What does this person have in common with a poor, barely literate farmer Does the Mumbaikar who frequents Social have anything in common with the Maharashtrian who frequents the bidi workshops of Solapur

Obvious income disparities exist within cities, but the lifestyle that accompanies a certain level of prosperity in the city is part of global establishment culture. This establishment is composed mainly of a thin global elite that has benefited from the processes popularly known as globalisation. The lifestyle of this lot is the one showcased as worth aspiring to.

It is doubtless alluring, but only a very small percent of people globally make it. Here in India, going by income and wealth levels, less than 3 per cent of the population — at most – is anywhere near that lifestyle. This possibly explains why, in a country of 1.25 billion people, you’ll often hear someone muttering, “Everyone knows everyone”.

The supercilious hauteur with which the establishment elites regard the concerns, values and choices of those who haven’t made it — their less fortunate and less sophisticated country cousins — is fuelling political reactions from India to America. The Brexit vote is another intimation of this reality.

Thinking about it in terms of Left and Right has confused the world. Left Liberals assume that anyone who is not them is a Right-wing nut. However, as the Brexit vote showed, on crucial issues, there are a lot of people from both Left and Right who come to similar conclusions through differing paths. The Brexit vote also had a Lexit component — Leftists in favour of the exit. Reports in the British press say that the working classes and poor largely supported the exit. Around 17 million people voted for Brexit, but only 3.7 million had voted for Nigel Farage’s Right-wing UK Independence Party in the last elections, Lexit campaigners Leftleave pointed out after the vote. Where did the additional millions come from

What has happened in the years since 1991 and the end of the Cold War is that the lines between the global North and the global South have blurred. The global North is no longer simply demarcated by countries in Western Europe and North America. It is now a global culture. The dividing line between global North and global South now runs not only between countries, but also through them.

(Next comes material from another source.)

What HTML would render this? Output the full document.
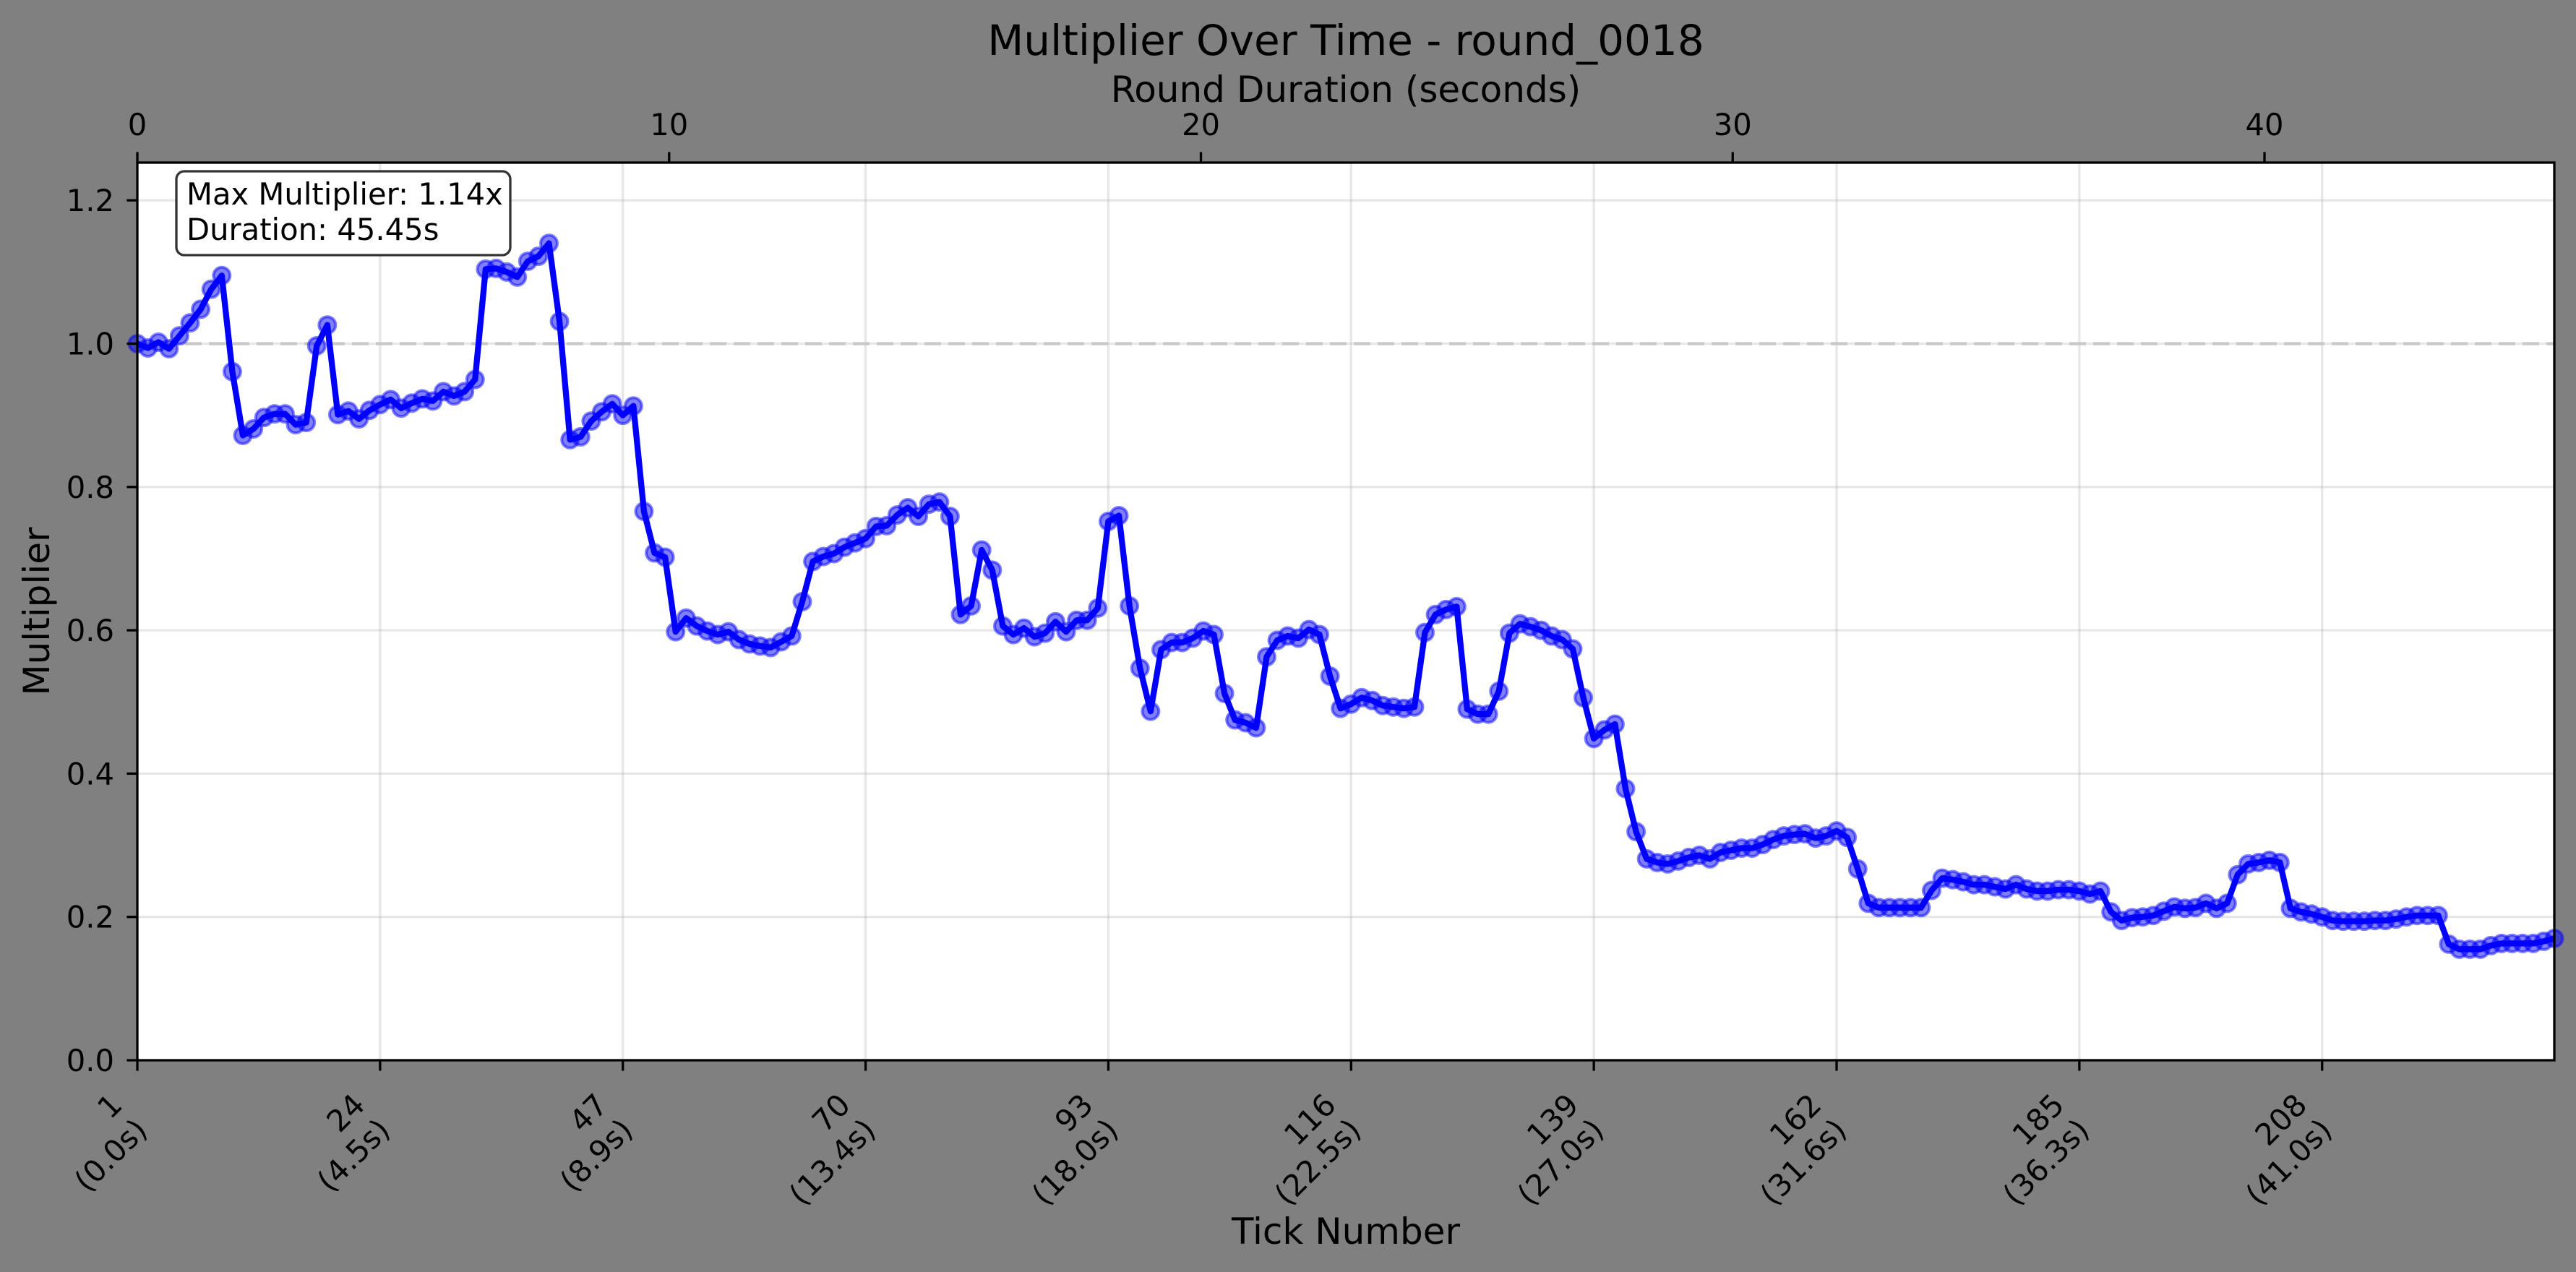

The cosmopolitan elites, wherever they may be, are members of the global North. The local, the desi, the indigenous — who is often also the poor, the victim of global capitalism — is typically a member of the global South.

The response from these losers of globalisation has been confused and misread because of the ideological blinkers of Left and Right. Those two categories need to be put where they belong, in the history books. They have lost contemporary relevance in a globalized world.

Communism was tried in several variants in many countries around the world for extended lengths of time. It proved to be cruel, inefficient and intolerant, and eventually crumbled.

The American way has also been tried, and is being found wanting. From Occupy Wall Street to the increasingly loud voices warning of rising inequality everywhere, to Brexit, there is a straight line.

The economic aspect is only one part of it. Globalisation is also associated with a certain homogenisation. The most global spaces in the world are airport terminals and five star hotels. Inside those places, it can be hard to tell which country one is in.

The resistance to this homogenisation comes not from the people expiating their guilt by shopping for ethical, organic food at astronomical prices. It comes from local indigenous cultures, and from religions, which are associated with the Right wing everywhere.

The assumed hierarchy of global cosmopolitanism being superior to local cultures leads to a situation where the global citizens everywhere are on one side and the local citizens everywhere are on the other.

The culture of the global North has long been assumed to be the universal culture, the one that all others will eventually grow up to become. This assumption can now be challenged.

The dividing line that matters in today's world is not between Left and Right. It is between North and South.